Quand on s'intéresse à la "Question kurde", on est contraint et forcé de s'intéresser à l'histoire des quatre États qui dominent le territoire kurde : la Turquie, la Syrie, l'Iran et l'Irak.
Ici, l'Irak nous est rapidement raconté par le sociologue d'origine kurde,
Adel Bakawan. Il résume, dessine donc à gros trait les raisons de la faillite de l'État irakien. Artificiellement créé par la puissance anglaise suite à la dislocation de l'Empire Ottoman, l'Irak est un État qui pense les communautés et non la citoyenneté. Il n'y a pas de citoyen irakien - il n'y en a jamais eu - mais bien plutôt des Kurdes, des Sunnites, des Chiites (et autres) qui se font la guerre. L'Irak est effectivement miné par des conflits tantôt ethnique (entre Arabes et Kurdes), tantôt confessionnel (entre sunnite et chiite). Hier dirigé par les Arabes sunnites qui ont réprimé les Kurdes et les Arabes chiites (considérés parfois comme des Iraniens), il est aujourd'hui dominé par les Chiites qui oppriment les Arabes sunnites, le tout dans le cadre d'une corruption massive et généralisée qui prive de leurs droits les hommes et les femmes qui exigent une vie confortable. L'Irak, largement gangréné, est un Etat qui ne tient que parce qu'il est maintenu sous respirateur artificiel. Il a, à mon sens, vocation à disparaitre.

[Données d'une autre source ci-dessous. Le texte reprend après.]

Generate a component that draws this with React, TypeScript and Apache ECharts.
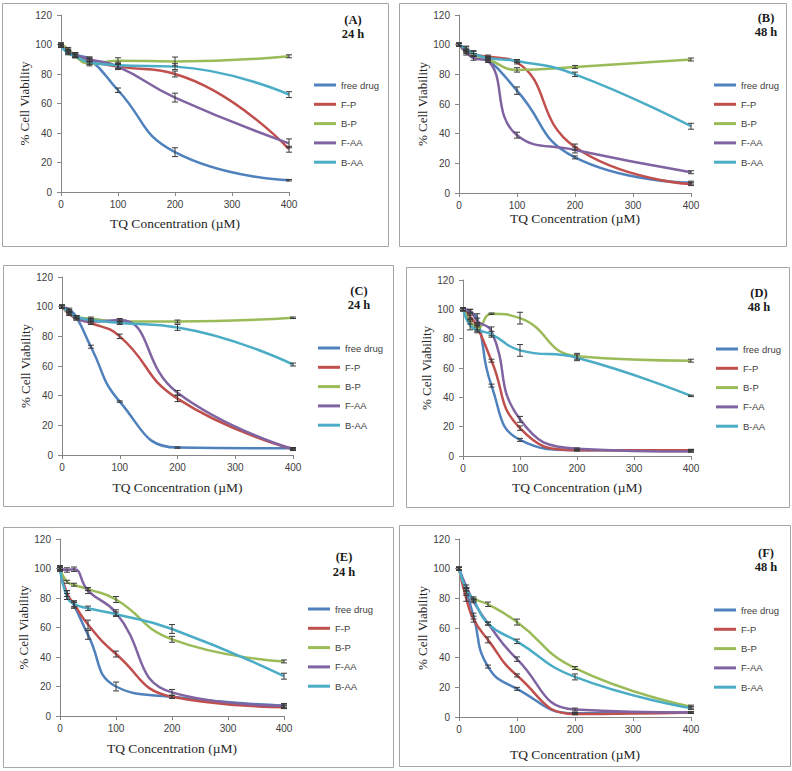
import React, { useEffect, useRef } from "react";
import * as echarts from "echarts";

// ---------------- data ----------------
const concentrations = [0, 12.5, 25, 50, 100, 200, 400];
const seriesNames = ["free drug", "F-P", "B-P", "F-AA", "B-AA"];
const seriesColors = ["#4F81BD", "#C0504D", "#9BBB59", "#8064A2", "#4BACC6"];
const panelLetters = ["(A)", "(B)", "(C)", "(D)", "(E)", "(F)"];
const panelTimes = ["24 h", "48 h", "24 h", "48 h", "24 h", "48 h"];
const xAxisTitle = "TQ Concentration (\u00B5M)";
const yAxisTitle = "% Cell Viability";

// rows: free drug, F-P, B-P, F-AA, B-AA
const viabilityA = [
  [100, 95, 93, 90, 69, 27, 8],
  [100, 96, 93, 89, 85, 80, 29],
  [100, 97, 92, 87, 89, 88.5, 92],
  [99, 95, 93, 90, 85, 64, 33],
  [99, 94, 92, 88, 86, 85, 66],
];
const errorA = [
  [1, 1.5, 1.5, 1.5, 1.5, 3, 0.5],
  [1, 1, 1.5, 1.5, 1.5, 2, 2],
  [1, 1, 1, 1.5, 2, 3, 1],
  [1, 1, 1, 1.5, 2, 3, 3],
  [1, 1, 1, 1.5, 2, 2, 2],
];
const viabilityB = [
  [100, 97, 94, 90, 69, 24, 7],
  [100, 96, 93, 92, 88, 31, 6],
  [100, 95, 93, 90, 83, 85, 90],
  [100, 95, 91, 89, 39, 29, 14],
  [100, 97, 94, 91, 89, 80, 45],
];
const errorB = [
  [1, 2, 2, 1, 2.5, 1, 1],
  [1, 1, 1, 1, 1, 2, 1],
  [1, 1, 1, 1, 1.5, 1, 1],
  [1, 2, 1.5, 1, 2, 2, 1],
  [1, 1.5, 1.5, 1, 1, 1.5, 2],
];
const viabilityC = [
  [100, 98, 93, 73, 36, 5, 4.5],
  [100, 95, 92, 89, 80, 38, 4],
  [100, 96, 93, 92, 90, 90, 92.5],
  [100, 97, 92, 90, 91, 42, 4],
  [100, 96, 93, 91, 89, 86, 61],
];
const errorC = [
  [1, 1, 1, 1, 0.5, 0.5, 0.5],
  [1, 1, 1, 1, 1.5, 2, 1],
  [1, 1, 1, 1, 1, 1, 0.5],
  [1, 1, 1, 1, 1, 1.5, 0.5],
  [1, 1, 1, 1, 1, 2, 1],
];
const viabilityD = [
  [100, 98, 94, 48, 11, 4, 4],
  [100, 95, 88, 65, 19, 4, 4],
  [100, 92, 87, 97, 94, 68, 65],
  [100, 99, 92, 85, 25, 5, 3],
  [100, 89, 86, 83, 72, 67, 41],
];
const errorD = [
  [1, 2, 3, 1, 1, 0.5, 0.5],
  [1, 2, 2, 1, 1.5, 0.5, 0.5],
  [1, 2, 2, 0.5, 4, 2, 1],
  [1, 1, 2, 3, 2, 0.5, 0.5],
  [1, 3, 2, 2, 4, 2, 0.5],
];
const viabilityE = [
  [100, 82, 75, 55, 20, 13, 7],
  [100, 83, 76, 62, 42, 13, 6],
  [100, 91, 89, 86, 79, 52, 37],
  [100, 99, 99.5, 85, 70, 16, 7],
  [100, 81, 76, 73, 69, 59, 27],
];
const errorE = [
  [2, 3, 2, 3, 3, 1, 1.5],
  [1, 2, 2, 3, 2, 1, 1],
  [1, 1, 1, 1, 2, 2, 1],
  [1, 1.5, 1.5, 2, 2, 2, 1],
  [1, 2, 2, 1.5, 1.5, 3, 2],
];
const viabilityF = [
  [100, 85, 68, 34, 19, 2.5, 3],
  [100, 80, 66, 52, 28, 2, 3],
  [100, 86, 80, 76, 64, 33, 7],
  [100, 88, 78, 63, 39, 5, 3],
  [100, 86, 79, 63, 51, 27, 6],
];
const errorF = [
  [1, 2, 2, 1, 1, 0.5, 0.5],
  [1, 2, 2, 2, 1, 0.5, 0.5],
  [1, 1, 1, 1.5, 2, 1, 1],
  [1, 1, 1, 1, 1.5, 1, 0.5],
  [1, 1, 1, 1, 1.5, 2, 1],
];

const panelValues = [viabilityA, viabilityB, viabilityC, viabilityD, viabilityE, viabilityF];
const panelErrors = [errorA, errorB, errorC, errorD, errorE, errorF];

// ---------------- layout ----------------
const layouts = [
  { box: [2, 3, 386, 243], grid: [61, 15, 228, 177], legend: [314, 85], title: [353, 20, 34], xGap: 24 },
  { box: [399, 3, 387, 243], grid: [459, 15, 232, 178], legend: [714, 85], title: [766, 18, 32], xGap: 18 },
  { box: [3, 265, 390, 241], grid: [62, 277, 231, 178], legend: [318, 348], title: [359, 291, 305], xGap: 25 },
  { box: [406, 267, 383, 240], grid: [463, 280, 228, 176], legend: [716, 349], title: [759, 293, 307], xGap: 24 },
  { box: [3, 527, 390, 240], grid: [60, 539, 224, 177], legend: [308, 609], title: [344, 557, 572], xGap: 25 },
  { box: [399, 525, 391, 241], grid: [459, 539, 232, 178], legend: [714, 610], title: [766, 553, 567], xGap: 30 },
];

const SERIF = "'Liberation Serif', 'Times New Roman', serif";
const SANS = "'Liberation Sans', Arial, sans-serif";

function buildOption() {
  const grid: any[] = [];
  const xAxis: any[] = [];
  const yAxis: any[] = [];
  const legend: any[] = [];
  const series: any[] = [];
  const graphic: any[] = [];

  layouts.forEach((L, p) => {
    grid.push({ left: L.grid[0], top: L.grid[1], width: L.grid[2], height: L.grid[3], containLabel: false });
    xAxis.push({
      type: "value",
      gridIndex: p,
      min: 0,
      max: 400,
      interval: 100,
      name: xAxisTitle,
      nameLocation: "middle",
      nameGap: L.xGap,
      nameTextStyle: { fontFamily: SERIF, fontSize: 13.5, color: "#262626" },
      axisLine: { show: true, lineStyle: { color: "#868686", width: 1 } },
      axisTick: { show: true, length: 4, lineStyle: { color: "#868686" } },
      axisLabel: { fontFamily: SANS, fontSize: 10, color: "#404040", margin: 7 },
      splitLine: { show: false },
    });
    yAxis.push({
      type: "value",
      gridIndex: p,
      min: 0,
      max: 120,
      interval: 20,
      name: yAxisTitle,
      nameLocation: "middle",
      nameGap: 30,
      nameTextStyle: { fontFamily: SERIF, fontSize: 13, color: "#262626" },
      axisLine: { show: true, lineStyle: { color: "#868686", width: 1 } },
      axisTick: { show: true, length: 4, lineStyle: { color: "#868686" } },
      axisLabel: { fontFamily: SANS, fontSize: 10, color: "#404040", margin: 9 },
      splitLine: { show: false },
    });
    legend.push({
      data: seriesNames,
      orient: "vertical",
      left: L.legend[0],
      top: L.legend[1] - 6,
      icon: "rect",
      itemWidth: 22,
      itemHeight: 3,
      itemGap: 7.3,
      padding: 0,
      selectedMode: false,
      textStyle: { fontFamily: SANS, fontSize: 9.5, color: "#404040", lineHeight: 12 },
    });

    const vals = panelValues[p];
    const errs = panelErrors[p];
    vals.forEach((row, s) => {
      series.push({
        type: "line",
        name: seriesNames[s],
        xAxisIndex: p,
        yAxisIndex: p,
        data: concentrations.map((c, i) => [c, row[i]]),
        smooth: 0.5,
        showSymbol: false,
        symbol: "none",
        lineStyle: { width: 2.5, color: seriesColors[s] },
        itemStyle: { color: seriesColors[s] },
        color: seriesColors[s],
        z: 2,
      });
    });
    const errData: number[][] = [];
    vals.forEach((row, s) => {
      row.forEach((v, i) => {
        if (errs[s][i] > 0) errData.push([concentrations[i], v, errs[s][i]]);
      });
    });
    series.push({
      type: "custom",
      name: "error-" + p,
      xAxisIndex: p,
      yAxisIndex: p,
      data: errData,
      encode: { x: 0, y: 1 },
      z: 5,
      renderItem: (params: any, api: any) => {
        const x = api.value(0);
        const y = api.value(1);
        const e = api.value(2);
        const hi = api.coord([x, y + e]);
        const lo = api.coord([x, y - e]);
        const half = 3;
        const st = { stroke: "#3a3a3a", lineWidth: 1 };
        return {
          type: "group",
          children: [
            { type: "line", shape: { x1: hi[0], y1: hi[1], x2: lo[0], y2: lo[1] }, style: st },
            { type: "line", shape: { x1: hi[0] - half, y1: hi[1], x2: hi[0] + half, y2: hi[1] }, style: st },
            { type: "line", shape: { x1: lo[0] - half, y1: lo[1], x2: lo[0] + half, y2: lo[1] }, style: st },
          ],
        };
      },
    });

    graphic.push({
      type: "rect",
      shape: { x: L.box[0] + 0.5, y: L.box[1] + 0.5, width: L.box[2], height: L.box[3] },
      style: { fill: "none", stroke: "#a6a6a6", lineWidth: 1 },
      silent: true,
      z: 0,
    });
    graphic.push({
      type: "text",
      x: L.title[0],
      y: L.title[1],
      style: {
        text: panelLetters[p],
        fontFamily: SERIF,
        fontWeight: "bold",
        fontSize: 12.5,
        fill: "#1a1a1a",
        align: "center",
        verticalAlign: "middle",
      },
    });
    graphic.push({
      type: "text",
      x: L.title[0],
      y: L.title[2],
      style: {
        text: panelTimes[p],
        fontFamily: SERIF,
        fontWeight: "bold",
        fontSize: 12.5,
        fill: "#1a1a1a",
        align: "center",
        verticalAlign: "middle",
      },
    });
  });

  return {
    animation: false,
    backgroundColor: "#ffffff",
    color: seriesColors,
    grid,
    xAxis,
    yAxis,
    legend,
    series,
    graphic,
  };
}

export default function App() {
  const ref = useRef<HTMLDivElement>(null);
  useEffect(() => {
    if (!ref.current) return;
    const chart = echarts.init(ref.current, undefined, { renderer: "svg" });
    chart.setOption(buildOption() as any);
    return () => chart.dispose();
  }, []);
  return (
    <div
      ref={ref}
      style={{ position: "absolute", left: 0, top: 0, width: 792, height: 771, background: "#fff" }}
    />
  );
}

Ce livre n'est pas le plus complet. Il ne raconte pas dans le détail
L Histoire, forcément riche, de l'Irak mais il résume bien ses tares, ses difficultés. Elles sont plurielles, forcément. Elles sont internes à l'Irak, elles sont externes (menaces constantes des Etats-Unis, Turquie, Iran, Arabie Saoudite etc) et elles montrent, plus largement, les difficultés que peuvent avoir les pays dit "musulmans" à construire des sociétés matures, libres, démocratiques, respectueuses des droits et libertés de chacun. Et soyons clairs, l'Islam, pour moi, n'est pas le facteur explicatif. Les entraves à la démocratisation des régimes politiques des pays dit "musulmans" sont éminemment plus complexes et il suffit d'ouvrir les pages de l'Histoire pour s'en rendre compte. La création artificielle des Etats par les puissances étrangères et leur mise sous tutelle permanente n'a jamais permis l'émergence des mouvements contestataires et démocratiques dans ces pays volontairement abandonnés à une clique politique corrompue (sinon elle ne serait pas mise au pouvoir), autoritaire et répressive qui use de la religion (en l'occurrence l'Islam) comme source de légitimité à leur pouvoir illégitime. L'Islam n'est pas le problème. le problème ce sont les puissances étrangères qui créent des Etats artificiels au lendemain de la guerre mondiale, imposent un régime politique autoritaire voire dictatorial, mettent en place des hommes politiques asservis qui n'ont aucune légitimité sinon celle accordée par ces mêmes puissances. le problème ce sont ces politicards illégitimes qui usent de la répression pour continuer à piller les ressources du pays et qui étouffent toute revendication démocratique, n'acceptant comme "opposants" que les mouvements islamistes radicaux qui sont les seuls en effet à pouvoir s'organiser au sein de la société. Exit les mouvements de gauche, les révolutionnaires, les communistes... Et bienvenue alors aux essentialistes de tout bord qui viennent ensuite crier que l'Islam est le problème.
Enfin bref. Lisez l'histoire et sa complexité. le livre d'
Adel Bakawan n'est pas le meilleur mais il peut tout de même aider à comprendre un phénomène de plus grande ampleur.